How New York is Standing Up To Climate Change

By: Lori Anne Vergara

The United Nations 2014 Summit on Climate Change took place on September 23, 2014, in New York City. World leaders came together to discuss the ways in which we could all take responsibility for our planet, and become instrumental in scaling back on environmental damage, which has contributed to air pollution, rising sea levels, and global warming. In anticipation of the UN Summit, thousands of activists took to New York City streets as part of the Climate March. This Climate March was the largest in history; it is estimated that several hundreds of thousands of people formed part of the march. Protestors made banners and flags, decorated floats and carried drums, and celebrities like Leonardo DiCaprio (recently named the UN Messenger of Peace for his work in different environmental causes) and Mark Ruffalo marched in support of the cause.

Powerful storms, like Hurricane Sandy, have changed the way New Yorkers think of climate change. Hurricane Sandy was powerful and devastating. Perhaps, and most importantly, it was unlike anything many of us had ever seen in our lifetime. It gave us a glimpse of the effects of climate change and placed a sense of urgency on the leaders of our state to come to action.  Under a plan originally released in 2007 by the Bloomberg administration, “PlaNYC,” the city had proposed different ways that it could work towards reducing the city’s carbon footprint. PlaNYC initiatives included building more energy efficient buildings, adding more parks and greenery, improving the existing transit system, encouraging recycling and composting, improving air and water quality, and promoting healthier lifestyles for residents through exercise and access to healthier foods.  To read about some of the ways in which New York City has made progress in these areas, please read the most recent progress report.

Mayor Bill de Blasio’s administration recognizes that the efforts to improve the environment must continue. On September 21, 2014, Mayor de Blasio released a plan, “One City, Built to Last: Transforming New York City’s Buildings for A Low-Carbon Future.” The plan, increasingly dubbed, “The Green Buildings Plan,” is aimed at aggressively cutting down the greenhouse gas emissions of buildings located in the city—both publicly and privately owned. Scientists have discovered that most of New York City’s greenhouse gas emissions are a product of the heating, cooling, and powering of electrical systems in buildings. The goal of the plan is to cut greenhouse gas emissions by 80 percent by the year 2050.   This goal will be reached in part with renewable sources of energy and by transitioning from fossil fuels.

Many of the city’s public buildings, about 3,000 in total, (including but not limited to: schools, firehouses, police precincts, libraries, homeless shelters, and public housing) will be retrofitted by 2025. Within five years, 450 schools will have energy upgrades that will consist of 325 comprehensive lighting upgrades and 125 boiler replacements to improve energy efficiency and air quality. Maintenance crews and other building workers in all buildings will receive trainings on how to best use the new equipment in order to ensure that there is maximum energy efficiency.

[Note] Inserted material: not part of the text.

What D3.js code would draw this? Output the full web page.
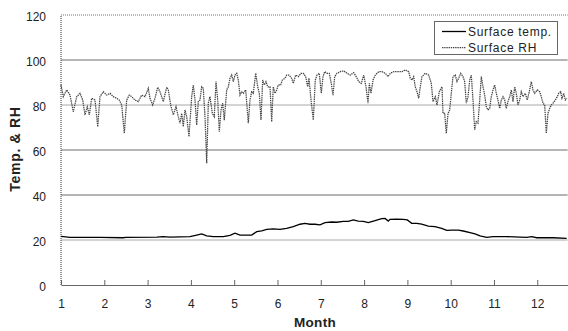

Private building owners will also play a large role in cutting down carbon emissions. The city will provide private building owners with different economic incentives to upgrade their energy systems. If the city is not reaching its goals in time because private building owners are taking longer to make the change, then certain mandates will be triggered which will force them to make necessary changes. Under the new plan, a private building over 25,000 square feet will have to report its annual energy use, currently, that rule only applies to private buildings over 50,000 square feet.  There will also be a Green Grant program created to help people finance the change in energy sources.  Currently, low-income residents are often spending much more money on energy because they live in buildings that are less energy efficient. Ultimately, the Administration expects the plan would save billions of dollars and it would create new jobs in energy services and construction.

Mayor Bill de Blasio sees this plan as a way for New York to lead by example and take an active role in preserving the environment. Some changes to the City’s Building and Energy Codes will be needed to fully implement the plan.  As the Mayor stated, “Climate change is an existential threat to New Yorkers and our planet. Acting now is nothing short of a moral imperative.”   While our city gears up to make fundamental changes to our energy sources, and many of us may not be able to have a hands-on role in the Green Buildings plan, there are many things that we can do to maximize the efforts that our city is making to live in a healthier environment. We can remember to bring reusable bags to the store, shut off lights, use energy saving bulbs, recycle or compost, walk, ride bike, car pool, take public transportation, refrain from idling while leaving the car on, or even use products that are environmentally friendly. Hopefully, the city will surpass its goals by 2050, and New Yorkers will begin to reap the economic and health benefits of a greener environment.